The House's version is effectively the same but would also change the rules around tipped workers' minimum wages, the report said. Because of the differences between these two bills, lawmakers will have to work together to solidify them into a single piece of legislation that could then be signed by Gov. Chris Sununu, though his assent on the issue is no sure thing either.

Back and forth
The minimum wage bill was originally passed in the House, then referred to the Senate, which passed it with some changes, according to The Associated Press. That meant it had to go back to the House, which passed it again but inserted other changes, which will lead to the need for reconciliation. But given that the bills were approved overwhelmingly in both halves of the legislature, a solution doesn't seem far off.

A better understanding
One of the issues is the House version of the bill would raise the tipped minimum wage to half of the overall minimum, according to In Depth NH. That's a rule that was in place in the 1990s but was later stripped out by previous lawmakers. The reason for this change - and others to go along with it - is that by not having a minimum wage above and beyond the federal level - and well below those of its neighbors - New Hampshire is continually losing business to other New England states.

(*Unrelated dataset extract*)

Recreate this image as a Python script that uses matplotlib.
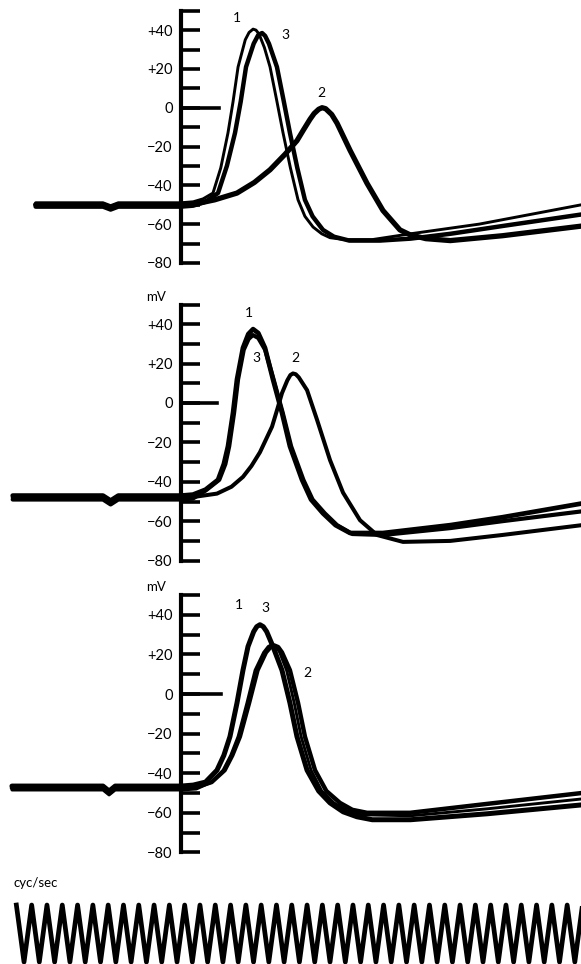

Rep. Brian Sullivan, a Democrat representing Grantham who sits on the Labor, Industrial and Rehabilitation Committee, told the site that the concern is simple: Without more basic worker protections, the Granite State will continue to lag behind the rest of the region.

"This will also increase the economy because low-wage workers inevitably spend every dollar they earn in the local economy," Sullivan said.

When companies are concerned about losing their existing skilled employees and being able to attract new ones, it's vital to raise their own wage and benefits offerings, regardless of what state lawmakers decide to do.